The primary exponents of the general approach I adopt have been Germain Grisez and John Finnis. Among the other prominent members of their school are Robert P. George, Joseph M. Boyle, Jr., and Chris Tollefsen. Other philosophers who have embraced similar positions (and whom, for present purposes, I treat as NCNL theorists) include Mark C. Murphy and Timothy Chappell.
For one spirited defense of the approach, see Natural Law and Practical Rationality (Cambridge: CUP 2001), by Brennan’s Georgetown colleague Mark C. Murphy.

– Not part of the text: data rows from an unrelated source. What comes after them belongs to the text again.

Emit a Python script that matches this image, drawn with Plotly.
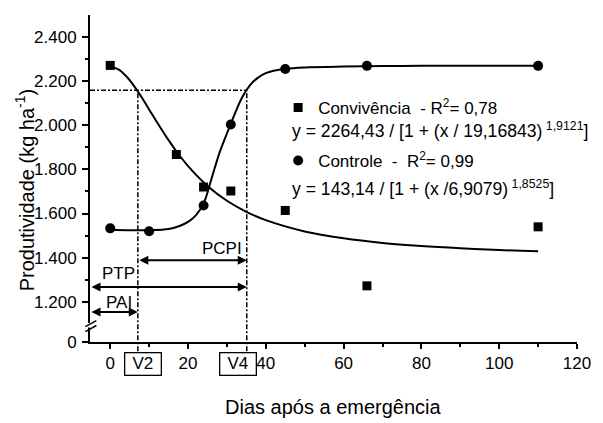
import plotly.graph_objects as go

# ---------------- data ----------------
days = [0, 17, 24, 31, 45, 66, 110]
convivencia = [2270, 1867, 1720, 1702, 1614, 1273, 1540]
controle_days = [0, 10, 24, 31, 45, 66, 110]
controle = [1533, 1520, 1636, 2003, 2254, 2268, 2268]

# fitted curves
conv_fit_x = [0, 2, 4, 6, 8, 10, 12, 15, 18, 21, 25, 30, 35, 40, 50, 60, 70, 80, 90, 100, 110]
conv_fit_y = [2264, 2253, 2223, 2180, 2128, 2071, 2014, 1932, 1858, 1795, 1725, 1658, 1608,
              1570, 1519, 1488, 1467, 1453, 1443, 1435, 1430]
ctrl_fit_x = [0, 5, 10, 15, 18, 20, 22, 24, 26, 28, 30, 32, 34, 36, 38, 40, 42, 45, 50, 60, 70, 80, 90, 100, 110]
ctrl_fit_y = [1527, 1525, 1525, 1530, 1545, 1562, 1592, 1645, 1755, 1870, 1962, 2050, 2128, 2182,
              2215, 2235, 2246, 2255, 2261, 2265, 2267, 2268, 2268, 2268, 2268]

# critical periods
V2_DAY = 7.1
V4_DAY = 35.1
Y_CRIT = 2158
stage_labels = ["V2", "V4"]
stage_label_pos = [8.3, 32.8]

x_tick_vals = [0, 20, 40, 60, 80, 100, 120]
y_tick_vals = [1200, 1400, 1600, 1800, 2000, 2200, 2400]
y_tick_text = ["1.200", "1.400", "1.600", "1.800", "2.000", "2.200", "2.400"]
Y_ZERO = 1019          # broken-axis position of the "0" label
Y_TOP = 2498
X_MIN, X_MAX = -5.2, 120

FONT = "Liberation Sans, Arial, sans-serif"

fig = go.Figure()

fig.add_trace(go.Scatter(x=conv_fit_x, y=conv_fit_y, mode="lines", line=dict(color="black", width=2, shape="spline"),
                         showlegend=False, hoverinfo="skip"))
fig.add_trace(go.Scatter(x=ctrl_fit_x, y=ctrl_fit_y, mode="lines", line=dict(color="black", width=2, shape="spline"),
                         showlegend=False, hoverinfo="skip"))
fig.add_trace(go.Scatter(x=days, y=convivencia, mode="markers",
                         marker=dict(symbol="square", size=9, color="black"),
                         name="Convivência\u00a0\u00a0-\u00a0R<sup>2</sup>= 0,78", legend="legend"))
fig.add_trace(go.Scatter(x=controle_days, y=controle, mode="markers",
                         marker=dict(symbol="circle", size=10, color="black"),
                         name="Controle\u00a0\u00a0-\u00a0\u00a0R<sup>2</sup>= 0,99", legend="legend2"))

def yfrac(v):
    return (v - Y_ZERO) / (Y_TOP - Y_ZERO)

dash = "5px,2px,2px,2px"
shapes = [
    dict(type="line", xref="x", yref="y", x0=X_MIN, x1=V4_DAY, y0=Y_CRIT, y1=Y_CRIT,
         line=dict(color="black", width=1.5, dash=dash)),
    dict(type="line", xref="x", yref="paper", x0=V2_DAY, x1=V2_DAY, y0=-0.028, y1=yfrac(Y_CRIT),
         line=dict(color="black", width=1.5, dash=dash)),
    dict(type="line", xref="x", yref="paper", x0=V4_DAY, x1=V4_DAY, y0=-0.028, y1=yfrac(Y_CRIT),
         line=dict(color="black", width=1.5, dash=dash)),
    # axis break
    dict(type="rect", xref="paper", yref="paper", x0=-0.008, x1=0.008, y0=(342 - 327.5) / 327, y1=(342 - 323) / 327,
         fillcolor="white", line=dict(width=0), layer="above"),
    dict(type="line", xref="paper", yref="paper", x0=(85.3 - 90) / 497, x1=(96.5 - 90) / 497,
         y0=(342 - 326.7) / 327, y1=(342 - 320.7) / 327, line=dict(color="black", width=1.5)),
    dict(type="line", xref="paper", yref="paper", x0=(85.3 - 90) / 497, x1=(96.5 - 90) / 497,
         y0=(342 - 331.7) / 327, y1=(342 - 325.5) / 327, line=dict(color="black", width=1.5)),
]

annotations = []
# double-headed arrows
for (xa, xb, yv) in [(V2_DAY, V4_DAY, 1389), (X_MIN, V4_DAY, 1268), (X_MIN, V2_DAY, 1155)]:
    annotations.append(dict(x=xb, y=yv, ax=xa, ay=yv, xref="x", yref="y", axref="x", ayref="y",
                            text="", showarrow=True, arrowhead=2, arrowside="end+start",
                            arrowsize=0.9, arrowwidth=2, arrowcolor="black", standoff=0, startstandoff=0))
for (txt, xv, yv) in [("PCPI", 28.8, 1443), ("PTP", 2.1, 1329), ("PAI", 2.2, 1199)]:
    annotations.append(dict(x=xv, y=yv, xref="x", yref="y", text=txt, showarrow=False,
                            xanchor="center", yanchor="middle",
                            font=dict(family=FONT, size=17, color="black")))
# boxed stage labels
for lab, pos in zip(stage_labels, stage_label_pos):
    annotations.append(dict(x=pos, y=(342 - 364) / 327, xref="x", yref="paper", text=lab, showarrow=False,
                            xanchor="center", yanchor="middle",
                            font=dict(family=FONT, size=17, color="black"), bordercolor="black",
                            borderwidth=1.3, borderpad=1, width=33, height=19, bgcolor="white"))
# equations
annotations.append(dict(x=(294 - 90) / 497, y=(342 - 130) / 327, xref="paper", yref="paper", xanchor="left",
                        yanchor="middle", showarrow=False,
                        text="y = 2264,43 / [1 + (x / 19,16843)<sup> 1,9121</sup>]",
                        font=dict(family=FONT, size=17.6, color="black")))
annotations.append(dict(x=(294 - 90) / 497, y=(342 - 188) / 327, xref="paper", yref="paper", xanchor="left",
                        yanchor="middle", showarrow=False,
                        text="y = 143,14 / [1 + (x /6,9079)<sup> 1,8525</sup>]",
                        font=dict(family=FONT, size=17.6, color="black")))
# axis titles
annotations.append(dict(x=0.5, y=(342 - 407) / 327, xref="paper", yref="paper", showarrow=False,
                        xanchor="center", yanchor="middle",
                        text="Dias após a emergência", font=dict(family=FONT, size=20, color="black")))
annotations.append(dict(x=(23 - 90) / 497, y=(342 - 190) / 327, xref="paper", yref="paper", showarrow=False,
                        xanchor="center", yanchor="middle",
                        textangle=-90, text="Produtividade (kg ha<sup>-1</sup>)",
                        font=dict(family=FONT, size=20, color="black")))

fig.update_layout(
    width=603, height=423, autosize=False,
    margin=dict(l=90, r=16, t=15, b=81),
    plot_bgcolor="white", paper_bgcolor="white",
    font=dict(family=FONT, color="black"),
    shapes=shapes, annotations=annotations,
    legend=dict(x=(282 - 90) / 497, xanchor="left", y=(342 - 108) / 327, yanchor="middle",
                bgcolor="rgba(0,0,0,0)", font=dict(family=FONT, size=17, color="black")),
    legend2=dict(x=(282 - 90) / 497, xanchor="left", y=(342 - 161) / 327, yanchor="middle",
                 bgcolor="rgba(0,0,0,0)", font=dict(family=FONT, size=17, color="black")),
)
fig.update_xaxes(range=[X_MIN, X_MAX], showgrid=False, zeroline=False, showline=True, linecolor="black",
                 linewidth=2, ticks="outside", ticklen=5, tickwidth=1.5, tickcolor="black",
                 tickvals=x_tick_vals, ticklabelstandoff=0,
                 minor=dict(tickvals=[10, 30, 50, 70, 90, 110], ticks="outside", ticklen=3, tickwidth=1.5,
                            tickcolor="black"),
                 tickfont=dict(family=FONT, size=17, color="black"))
fig.update_yaxes(range=[Y_ZERO, Y_TOP], showgrid=False, zeroline=False, showline=True, linecolor="black",
                 linewidth=2, ticks="outside", ticklen=6, tickwidth=1.5, tickcolor="black",
                 tickvals=[Y_ZERO] + y_tick_vals, ticktext=["0"] + y_tick_text, ticklabelstandoff=2,
                 minor=dict(tickvals=[1300, 1500, 1700, 1900, 2100, 2300], ticks="outside", ticklen=3,
                            tickwidth=1.5, tickcolor="black"),
                 tickfont=dict(family=FONT, size=17, color="black"))

fig.write_html("out.html", config={"displayModeBar": False},
               post_script="document.body.style.margin='0px';document.documentElement.style.overflow='hidden';")
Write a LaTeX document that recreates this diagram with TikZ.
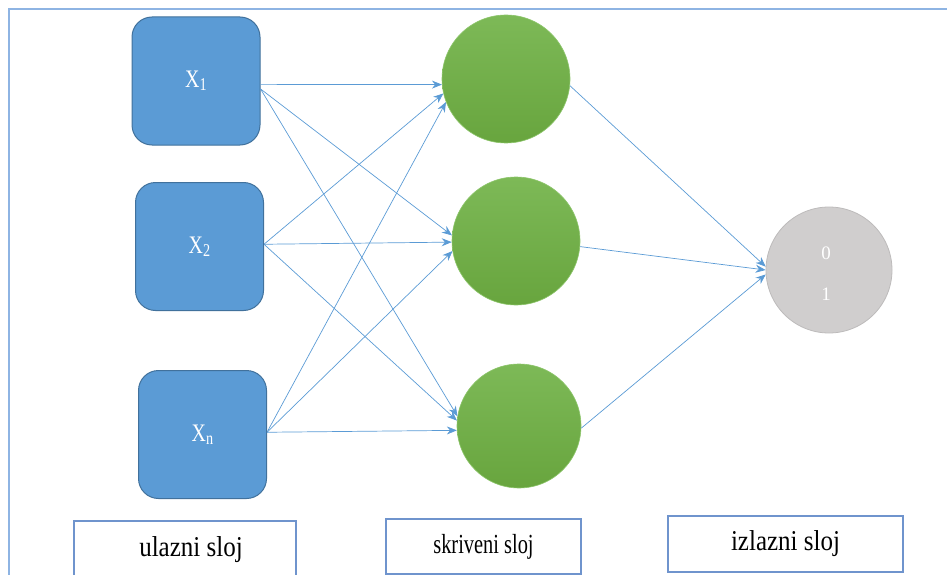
\documentclass[tikz,border=0pt]{standalone}
\usepackage{fontspec}
\setmainfont{Liberation Serif}
\usetikzlibrary{arrows.meta}
\definecolor{boxblue}{HTML}{5B9BD5}
\definecolor{boxedge}{HTML}{41719C}
\definecolor{arrblue}{HTML}{5B9BD5}
\definecolor{frameblue}{HTML}{8EB4E3}
\definecolor{labedge}{HTML}{6F94CD}
\definecolor{greentop}{HTML}{7DB957}
\definecolor{greenbot}{HTML}{68A53E}
\definecolor{greenedge}{HTML}{8CC56A}
\definecolor{grayfill}{HTML}{D0CECE}
\definecolor{grayedge}{HTML}{BDBBBB}
\tikzset{
  inbox/.style={shape=rectangle, rounded corners=20pt, fill=boxblue, draw=boxedge, line width=1pt,
    minimum width=128pt, minimum height=128pt, inner sep=0pt, text=white, font=\fontsize{21}{23}\selectfont},
  hid/.style={shape=circle, top color=greentop, bottom color=greenbot, draw=greenedge, line width=0.6pt,
    minimum size=#1, inner sep=0pt},
  outc/.style={shape=circle, fill=grayfill, draw=grayedge, line width=0.8pt, minimum size=126pt, inner sep=0pt},
  labbox/.style={shape=rectangle, draw=labedge, fill=white, line width=1.4pt, inner sep=0pt},
  arr/.style={draw=arrblue, line width=0.7pt, -{Stealth[length=10pt,width=8pt]}},
  numtxt/.style={text=white, font=\fontsize{19}{21}\selectfont, inner sep=0pt}
}
\newcommand{\xlab}[1]{\scalebox{0.95}[1.2]{X\raisebox{-0.3ex}{\fontsize{15}{15}\selectfont #1}}}
\newcommand{\tallt}[3]{\scalebox{#2}[1.15]{\fontsize{#1}{#1}\selectfont #3}}
\begin{document}
\begin{tikzpicture}[x=1pt,y=-1pt]
\clip (0,0) rectangle (947,575);
\useasboundingbox (0,0) rectangle (947,575);
% frame
\draw[frameblue, line width=1.5pt] (9,580) -- (9,9) -- (950,9);

% input boxes
\node[inbox] (x1) at (196,81) {\xlab{1}};
\node[inbox] (x2) at (199.5,246.5) {\xlab{2}};
\node[inbox] (xn) at (202.5,434.5) {\xlab{n}};

% hidden
\node[hid=128pt] (h1) at (506,79) {};
\node[hid=128pt] (h2) at (516,241) {};
\node[hid=124pt] (h3) at (519,426) {};

% output
\node[outc] (o) at (829,270) {};
\node[numtxt] (o0) at (826,253) {0};
\node[numtxt] (o1) at (826,294) {1};

% connectors input -> hidden
\draw[arr] (x1.-3) -- (h1.185);
\draw[arr] (x1.-7) -- (h2.175);
\draw[arr] (x1.-7) -- (h3.171);
\draw[arr] (x2.2) -- (h1.193);
\draw[arr] (x2.2) -- (h2.181);
\draw[arr] (x2.2) -- (h3.175);
\draw[arr] (xn.2) -- (h1.201);
\draw[arr] (xn.2) -- (h2.189);
\draw[arr] (xn.2) -- (h3.184);

% hidden -> output
\draw[arr] (h1.-6) -- (o.177);
\draw[arr] (h2.-5) -- (o.180);
\draw[arr] (h3.-2) -- (o.184);

% labels
\node[labbox, minimum width=222pt, minimum height=66pt] (l1) at (185,554) {};
\node (l1t) at (191,550) {\tallt{25}{1}{ulazni sloj}};
\node[labbox, minimum width=195pt, minimum height=55pt] (l2) at (483.5,546.5) {\tallt{24}{0.85}{skriveni sloj}};
\node[labbox, minimum width=235pt, minimum height=56pt] (l3) at (785.5,544) {\tallt{25}{1}{izlazni sloj}};
\end{tikzpicture}
\end{document}
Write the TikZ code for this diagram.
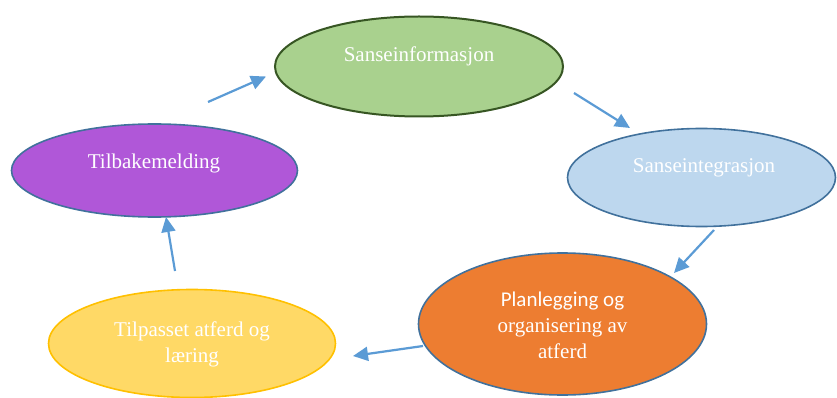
\documentclass[tikz,border=0pt]{standalone}
\usepackage{fontspec}
\setmainfont{Liberation Serif}
\newfontfamily\calibri{Carlito}
\usetikzlibrary{shapes.geometric,arrows.meta}
\definecolor{arrowblue}{HTML}{5B9BD5}
\definecolor{bordblue}{HTML}{41719C}
\definecolor{greenfill}{HTML}{A9D18E}
\definecolor{greenbord}{HTML}{375623}
\definecolor{bluefill}{HTML}{BDD7EE}
\definecolor{orangefill}{HTML}{ED7D31}
\definecolor{yellowfill}{HTML}{FFD966}
\definecolor{yellowbord}{HTML}{FFC000}
\definecolor{purplefill}{HTML}{B057D8}
\tikzset{
  oval/.style={ellipse, inner sep=0pt, line width=1.6pt, draw=bordblue},
  lbl/.style={anchor=base, text=white, inner sep=0pt, font=\fontsize{21}{25}\selectfont},
  flow/.style={draw=arrowblue, line width=2.2pt, -{Triangle[length=15pt,width=14pt]}}
}
\begin{document}
\begin{tikzpicture}[x=1pt,y=-1pt]
\useasboundingbox (0,0) rectangle (837,398);
% ellipses
\node[oval, fill=greenfill, draw=greenbord, line width=2pt, minimum width=288pt, minimum height=100pt] (info) at (419,66.5) {};
\node[oval, fill=bluefill, minimum width=268pt, minimum height=98pt] (integ) at (701.5,177.5) {};
\node[oval, fill=orangefill, minimum width=288pt, minimum height=142pt] (plan) at (562.5,324) {};
\node[oval, fill=yellowfill, draw=yellowbord, minimum width=287pt, minimum height=108pt] (tilp) at (192,343.5) {};
\node[oval, fill=purplefill, minimum width=286pt, minimum height=93pt] (tilb) at (154.5,170.5) {};
% texts
\node[lbl] (t1) at (419,62) {Sanseinformasjon};
\node[lbl] (t2) at (704,172.5) {Sanseintegrasjon};
\node[lbl, font=\calibri\fontsize{21}{25}\selectfont] (t3a) at (562.5,306.5) {Planlegging og};
\node[lbl] (t3b) at (562.5,332) {organisering av};
\node[lbl] (t3c) at (562.5,358) {atferd};
\node[lbl] (t4a) at (192,336) {Tilpasset atferd og};
\node[lbl] (t4b) at (192,362.5) {læring};
\node[lbl] (t5) at (154,168) {Tilbakemelding};
% arrow end points
\coordinate (a1s) at (208,102); \coordinate (a1e) at (266,76.5);
\coordinate (a2s) at (574,93);  \coordinate (a2e) at (630,128);
\coordinate (a3s) at (714,230); \coordinate (a3e) at (674,273);
\coordinate (a4s) at (423,346); \coordinate (a4e) at (353,356);
\coordinate (a5s) at (175,271); \coordinate (a5e) at (166,217);
\draw[flow] (a1s) -- (a1e);
\draw[flow] (a2s) -- (a2e);
\draw[flow] (a3s) -- (a3e);
\draw[flow] (a4s) -- (a4e);
\draw[flow] (a5s) -- (a5e);
\end{tikzpicture}
\end{document}
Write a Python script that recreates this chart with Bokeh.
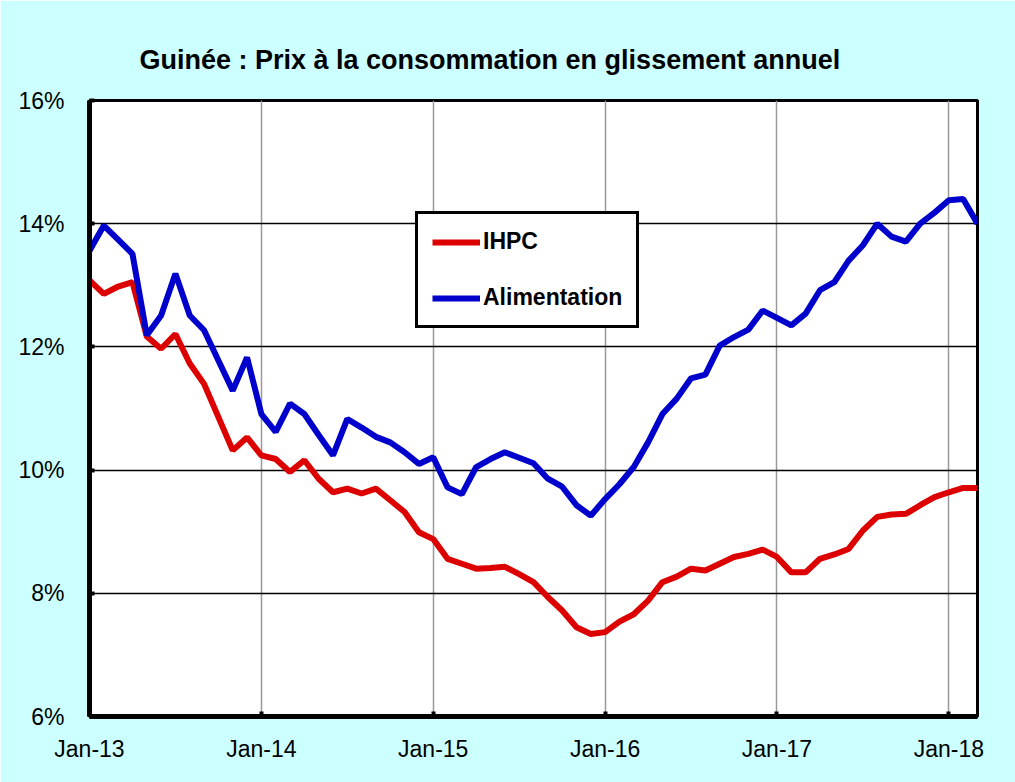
from bokeh.plotting import figure
from bokeh.models import (Range1d, FixedTicker, Legend, LegendItem, Title, ColumnDataSource)
from bokeh.embed import file_html
from bokeh.resources import INLINE

# ---- data ----
tick_positions = [0, 12, 24, 36, 48, 60]
tick_labels = ["Jan-13", "Jan-14", "Jan-15", "Jan-16", "Jan-17", "Jan-18"]
y_ticks = [6, 8, 10, 12, 14, 16]

ihpc = [13.08, 12.86, 12.98, 13.05, 12.17, 11.97, 12.21, 11.73, 11.40, 10.86,
        10.32, 10.53, 10.24, 10.18, 9.97, 10.16, 9.86, 9.64, 9.70, 9.62,
        9.70, 9.51, 9.32, 8.99, 8.88, 8.56, 8.48, 8.40, 8.41, 8.43,
        8.31, 8.18, 7.94, 7.72, 7.45, 7.34, 7.37, 7.54, 7.66, 7.88,
        8.18, 8.27, 8.40, 8.37, 8.48, 8.59, 8.64, 8.71, 8.59, 8.34,
        8.34, 8.56, 8.63, 8.72, 9.02, 9.24, 9.28, 9.29, 9.43, 9.56,
        9.64, 9.71, 9.71]

alimentation = [13.56, 13.97, 13.74, 13.51, 12.19, 12.51, 13.19, 12.51, 12.27, 11.78,
                11.29, 11.83, 10.91, 10.62, 11.08, 10.91, 10.57, 10.24, 10.83, 10.69,
                10.54, 10.45, 10.29, 10.10, 10.21, 9.72, 9.61, 10.05, 10.18, 10.29,
                10.20, 10.11, 9.86, 9.73, 9.43, 9.26, 9.53, 9.77, 10.05, 10.45,
                10.91, 11.16, 11.49, 11.55, 12.02, 12.16, 12.28, 12.59, 12.47, 12.35,
                12.54, 12.92, 13.05, 13.40, 13.65, 14.00, 13.79, 13.71, 14.00, 14.18,
                14.38, 14.40, 14.00]

month_index = list(range(len(ihpc)))

src = ColumnDataSource(dict(x=month_index, ihpc=ihpc, alim=alimentation))

FONT = "Liberation Sans"

p = figure(width=1015, height=782, output_backend="svg", toolbar_location=None,
           x_range=Range1d(0, len(ihpc) - 1), y_range=Range1d(6, 16),
           min_border_left=89, min_border_right=38, min_border_top=100,
           min_border_bottom=66)

p.border_fill_color = "#CCFFFF"
p.background_fill_color = "white"
p.outline_line_color = "black"
p.outline_line_width = 3

title = Title(text="Guinée : Prix à la consommation en glissement annuel",
              align="left", offset=50, text_font=FONT, text_font_size="27px",
              text_font_style="bold", text_color="black", standoff=51)
p.add_layout(title, "above")

# axes
p.xaxis.ticker = FixedTicker(ticks=tick_positions)
p.xaxis.major_label_overrides = {pos: lab for pos, lab in zip(tick_positions, tick_labels)}
p.yaxis.ticker = FixedTicker(ticks=y_ticks)
p.yaxis.major_label_overrides = {v: f"{v}%" for v in y_ticks}

for ax in (p.xaxis[0], p.yaxis[0]):
    ax.axis_line_color = "black"
    ax.axis_line_width = 5
    ax.major_tick_in = 5
    ax.major_tick_out = 0
    ax.major_tick_line_width = 4
    ax.major_tick_line_color = "black"
    ax.minor_tick_line_color = None
    ax.major_label_text_font = FONT
    ax.major_label_text_font_size = "23px"
    ax.major_label_text_color = "black"
p.xaxis.major_label_standoff = 19
p.yaxis.major_label_standoff = 25

p.ygrid.grid_line_color = "black"
p.ygrid.grid_line_width = 1.3
p.xgrid.grid_line_color = "#999999"
p.xgrid.grid_line_width = 1.5

r1 = p.line("x", "ihpc", source=src, line_color="#DD0000", line_width=6)
r2 = p.line("x", "alim", source=src, line_color="#0000CC", line_width=6)

legend = Legend(items=[LegendItem(label="IHPC", renderers=[r1]),
                       LegendItem(label="Alimentation", renderers=[r2])],
                location=(326, 388), margin=0, padding=14, spacing=29,
                glyph_width=48, glyph_height=26, label_height=26, label_standoff=3,
                label_text_font=FONT, label_text_font_size="23px",
                label_text_font_style="bold", label_text_color="black",
                border_line_color="black", border_line_width=3, border_line_alpha=1,
                background_fill_color="white", background_fill_alpha=1)
p.add_layout(legend)

open("out.html", "w").write(file_html(p, INLINE))
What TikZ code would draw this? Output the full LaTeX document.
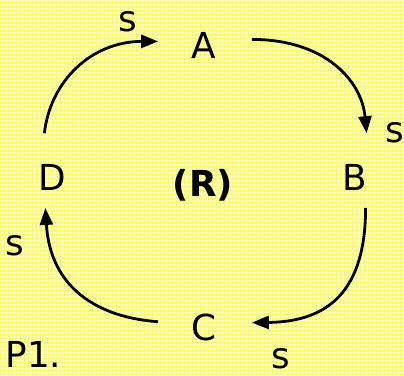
\documentclass[tikz,border=0pt]{standalone}
\usepackage{fontspec}
\setmainfont{DejaVu Sans}
\usepackage{xcolor}
\usetikzlibrary{positioning, calc, arrows.meta}

\definecolor{paper}{RGB}{255,255,205}
\definecolor{gridline}{RGB}{255,246,110}

\begin{document}
\begin{tikzpicture}[x=1bp, y=1bp,
        lbl/.style={inner sep=0pt, font=\fontsize{36}{40}\selectfont},
        flow/.style={-{Triangle[length=17bp, width=13bp]}, line width=2.8bp, black}]

        % Paper background
        \fill[paper] (0,0) rectangle (404,375);
        \draw[gridline, line width=1bp, step=4, shift={(0.5,0.5)}] (-0.5,-0.5) grid (403.5,374.5);
        \useasboundingbox (0,0) rectangle (404,375);

        % States
        \node[lbl] (A) at (204,330) {A};
        \node[lbl] (B) at (355,198) {B};
        \node[lbl] (C) at (204,47) {C};
        \node[lbl] (D) at (52,198) {D};
        \node[lbl, font=\fontsize{36}{40}\selectfont\bfseries] (R) at (203,190) {(R)};

        % Transitions
        \draw[flow] ([shift={(-8,44)}]D.center) .. controls +(6,53) and +(-66,0) .. ([shift={(-46,4)}]A.center);
        \draw[flow] ([shift={(48,6)}]A.center) .. controls +(73,0) and +(-5,53) .. ([shift={(12,44)}]B.center);
        \draw[flow] ([shift={(11,-31)}]B.center) .. controls +(0,-92) and +(68,1) .. ([shift={(48,5)}]C.center);
        \draw[flow] ([shift={(-46,6)}]C.center) .. controls +(-58,4) and +(5,-82) .. ([shift={(-7,-31)}]D.center);

        % Labels
        \node[lbl] (s1) at (128,354) {s};
        \node[lbl] (s2) at (395,242) {s};
        \node[lbl] (s3) at (14,129) {s};
        \node[lbl] (s4) at (281,16) {s};
        \node[lbl] (p1) at (33,20) {P1.};
      \end{tikzpicture}
\end{document}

This is obviously true of what I’m calling the Principle of Fairness, which is similar to the sort of consistency test R. M. Hare considers in Freedom and Reason, as also to various other sorts of universalizability or generalization requirements defended in diverse approaches to ethics. The NCNL theorists’ incommensurability thesis may be unique to them; but, for instance, While not a supporter of the incommensurability thesis, Bernard Williams recognizes that “goods may not be homogeneous,” acknowledges “that goods are not necessarily inter-substitutable” and maintains: “That there must be something which compensates for a finite loss is just a dogma, one which is more familiar in the traditional version to the effect that every man has his price.” Bernard Williams, “A Critique of Utilitarianism,” Utilitarianism: For and Against, by J. J. C. Smart and Williams (Cambridge: CUP 1973) 144-5. He earlier maintains that “[i]t would be idle to pretend that in many more restricted connexions we had no idea what course would lead to greater happiness” (80); but of course I should want to question the notion that happiness, per se, is what matters (as I take it Williams would in some important sense as well).